Here’s how you can finally mute someone’s Instagram posts without unfollowing them
Raise your hand if you’re sick of your friends!
by Ari Bines
Instagram's great for a lot of things: Making yourself look hotter than you are, making you cat look more popular than she is, and creeping on your crush's ex-girlfriend's camp bunkmate's cousin because you thought you saw a female-looking shoe in the corner of his story.
But then you stumble on some shit you can never un-see, like stuff that hurts your feelings or a photo of your friend's mom taking a bath selfie, you realize some content is NSFYMH (Not Safe for Your Mental Health).
Although there's no way to completely mute the people whose content you despise most, you can use these steps to limit and potentially eliminate those 1 minute videos of your uncle washing his naked mole rat face.
Step 1: Follow your followers' followers
Still with me? Good. The people and the content you enjoy seeing are probably also following people whose content isn't your ashy-lookin' ex. The whole point of Instagram is to trick the algorithm into bringing in more posts that won't bring on early onset blindness and filtering out the shit posts that you're worried your friends will scroll past whilst going through your phone. Word of advice—KEEP THAT PHONE ON LOCKDOWN, FOOL!
Step 2: Disengage with the bad content
You want to be able to stop viewing your auntie's poor weave bang from Thanksgiving, but you can damn sure stop liking those tasteless posts. The more you engage with a user's posts, the more you'll see their content. Fewer engagements means you're less likely to come across their selfie right when you least wanted to.
Step 3: Do NOT even click on their page
The more you address the existence of someone else's horrid Instagram account, greater the likelihood of seeing those posts in your feed.
Instagram is one sneaky lil trick who's basically just awaiting your slip-up.One rouge profile click means weeks of setbacks.
Step 4: Engage with the good content
Whatever it is you truly want to waste your mind on, be sure to like, comment and engage with said posts. I don't want to come into contact with some of my gal pals' cosplay the royal wedding, and neither do you.

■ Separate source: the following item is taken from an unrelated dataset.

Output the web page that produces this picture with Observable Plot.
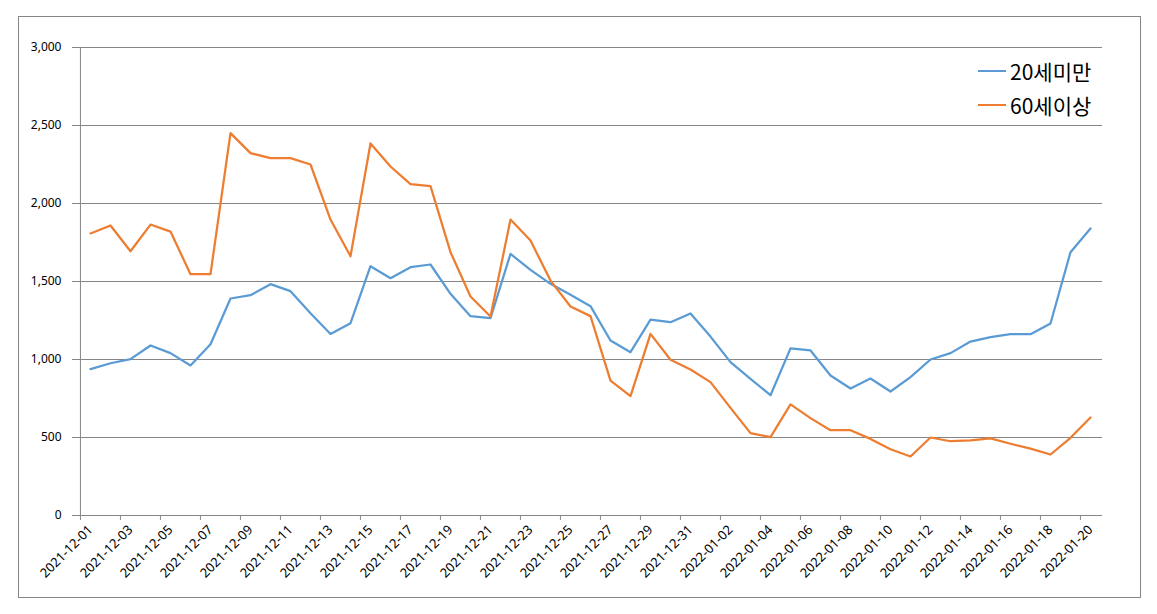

The easiest way to keep cat vids and Kendall Jenner abusing her stallions out of your feed is to follow the suggested accounts underneath the accounts you already follow and like:
The algorithm knows that if you already fuck with one page, you're more than likely to do the same with the ones that the app recommends to you as well. It's plausible that Instagram has paired you two together because both the account you follow and the ones suggested both use very similar hashtags and have mutual followers. So as I said before, inhale the good shit and exhale the bullshit.